May 5, 2014 by Jeff Hurt
Recently, I wrote about how most conference organizers are really bad at measurement.
Oh, we’re fairly good at measuring our conference goals.
As long as those goals are based on common conference inputs and outputs. You know, expenses/revenue, attendance, exhibitors and sponsors. But rarely do we measure anything else that proves ROI, ROO or ROA (return on attendance). And rarer still do we even know how to define and measure conference shatterpoints (vulnerabilities in our conference, leading indicators or KPIs).
Yet, the value of not measuring is much more expensive. Especially with lagging indicators such as a platuead or declining attendance, and decreases in sponsorship and/or exhibitor revenue. Since most of our events are once a year, once we uncover our weaknesses that occurred at that year’s conference, it may be too late. We need to know before the event occurs so we can make midcourse corrections.
Event Marketer Magazine recently published the 2014 Event Measurement Report which outlines why measurement matters. Four of the event’s leading measurement experts and partners share frank conversations about the importance of measurement. Their insights are valuable for conferences too.
These techno data geeks all agree that the quest to improve ROI requires three things:
Rarely do conference hosts and organizers take the time to create a data strategy for quality improvement. We need to get better at a strategic and intentional embrace of metrics.

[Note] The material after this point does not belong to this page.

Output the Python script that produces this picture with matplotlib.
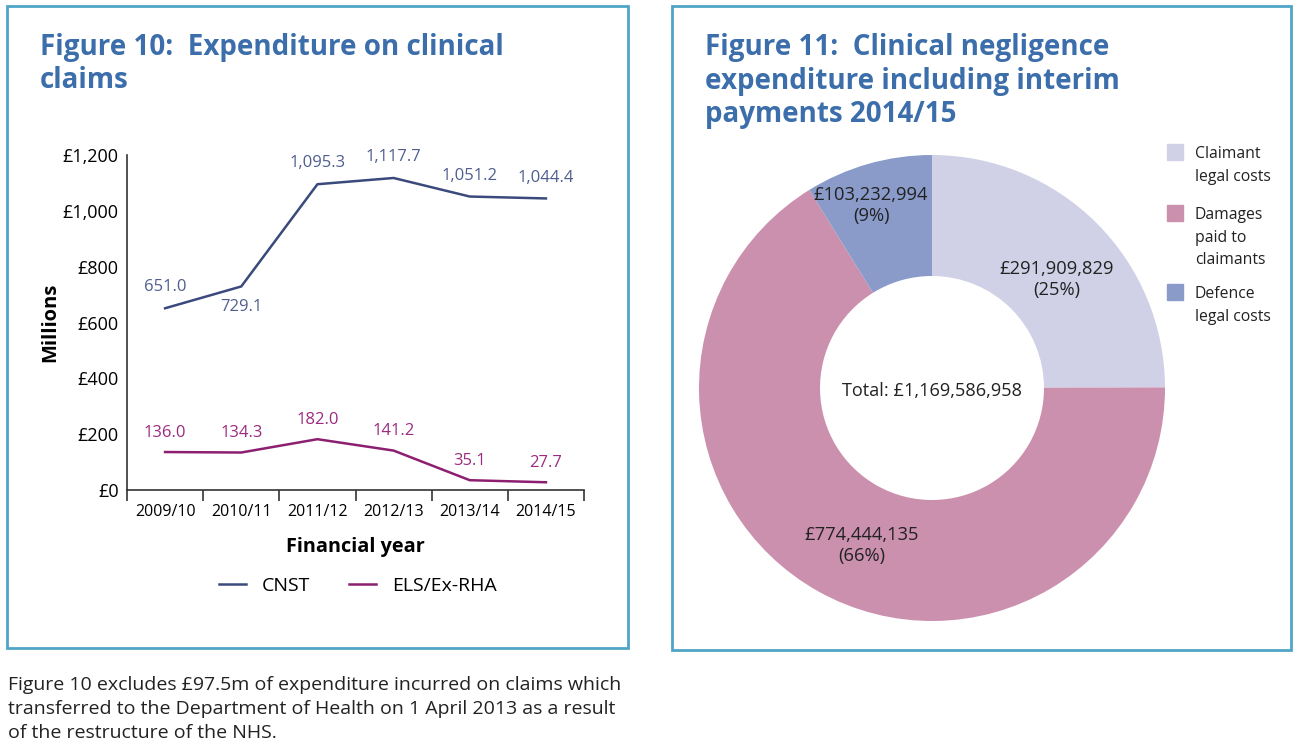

We need to create better processes for collecting and monitoring data to improve the conference experience for our customers. Then we have to interpret that data to create relevant knowledge. From the knowledge we can move to understanding and ultimately application of new tactics.
The road to conference improvement requires a long-term philosophical dedication to continuous quality improvement. It’s not a one and done strategy. Nor does your own personal excel spreadsheet of expense/revenue, exhibitors, sponsors and registration data provide you with enough information for a better strategy. Ultimately, the stronger the metrics combined with a focus on interpretation, application and activation, the better the payout for you and your customers.

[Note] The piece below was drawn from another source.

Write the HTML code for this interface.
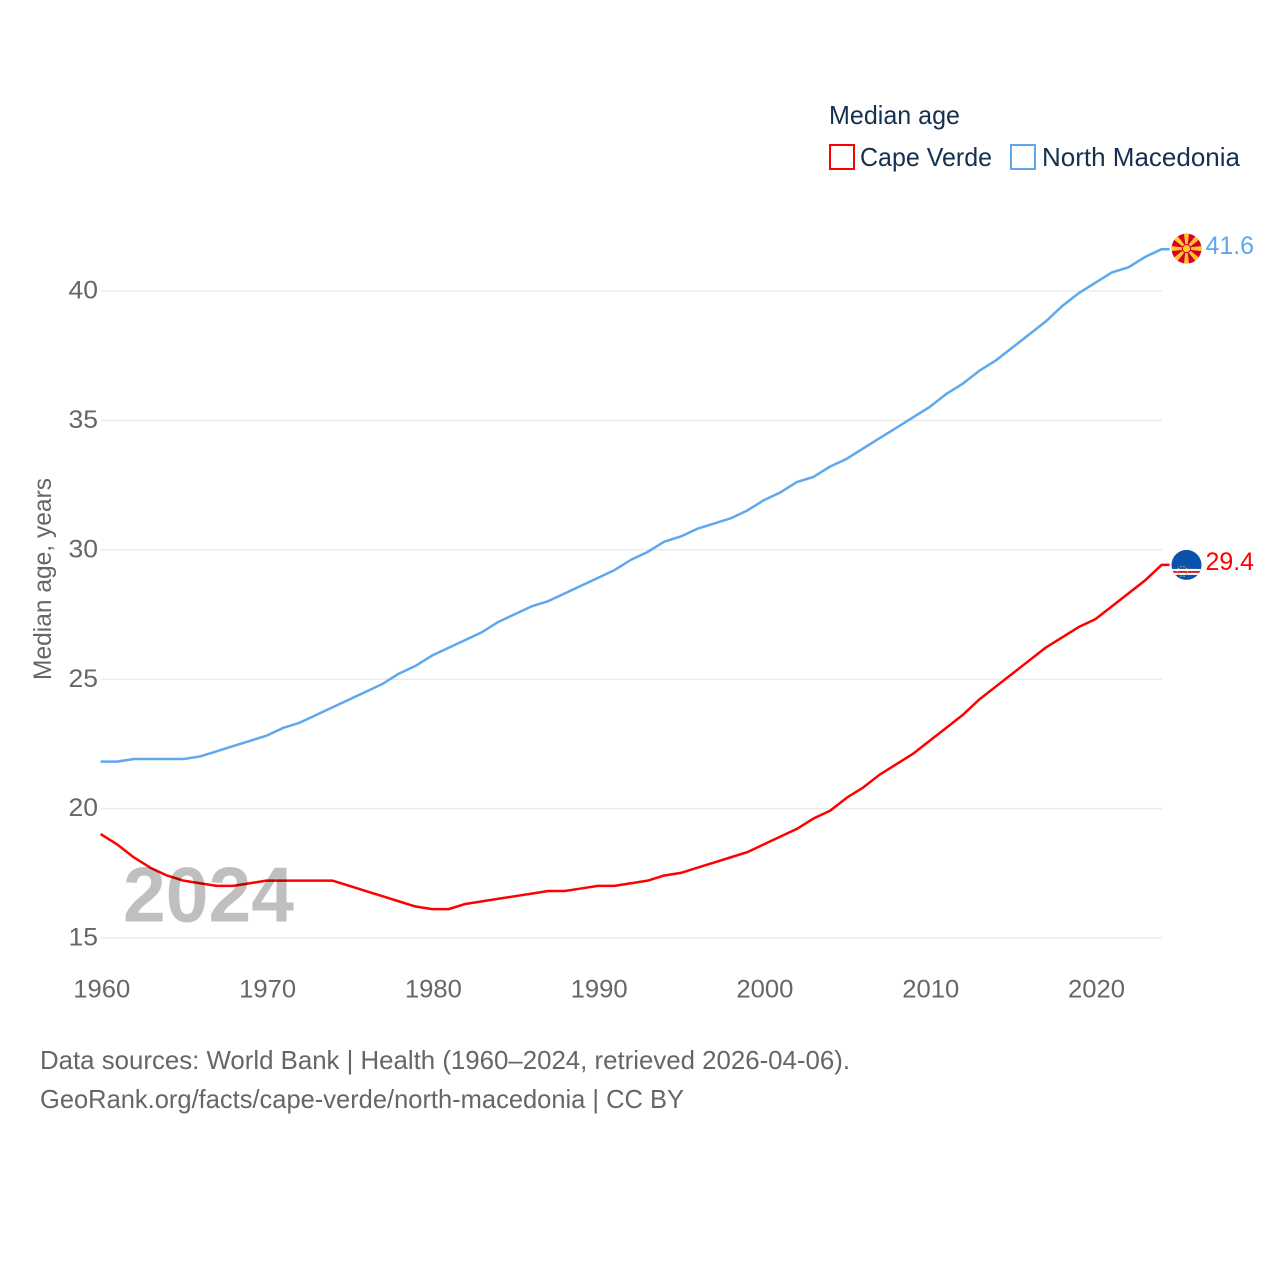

George Tan, Measuring Partner Brandscopic, and Dr. E. Craig Stacey Analytics Advisor and Brandscopic Director, site the three most common measurement mistakes they’ve encountered with their research.
Too often conference owners and organizers are worried about the expense and revenue side of their conference. While these are important, they rarely lead to continuous quality improvement.
Brandscopic surveyed more than 200 brand decision makers. They overwhelming selected better program reporting and analytics as an area to see addressed in 2014.
When was the last time you heard a CEO, President or Owner say that it was time to focus on improving the conference attendees’ experience?
When the C-Suite is supporting and vested in your quality improvement plan, implementation and improvement are more likely.
Most of us use vanity metrics aimed at affirmation rather than proactive change says Michael Gilvar, Fish CEO.
The smile sheet conference education evaluation is a great example of a vanity metric. We also embrace fuzzy math like estimating the number of attendees in a general session.
Conference organizers need to work with education, networking and data professionals as well as experience designers to determine real conference success. We need better questions for our smile sheets that address quantitative metrics that lead to improvement. And most importantly, we need to quantifiably state real return on investment when our attendees apply what they learned back at their office.
It’s time for conference organizers to be transparent about their findings with all of the conference stakeholders, including the C-suite, the Board of Directors, staff and attendees. Imagine answering which conference competitors are gaining ground on your event. This will surely get the attention of your senior leadership.
If you can’t show the relevancy of what you are measuring to your organization and your conference stakeholders, then you are collecting useless data.
A quality continuous improvement process starts with relevant and practical data. And that strategy starts with you!
What’s keeping you from creating and implementing a metric strategy for quality conference improvement? How can you survey and evaluate which conference competitors are gaining ground on you?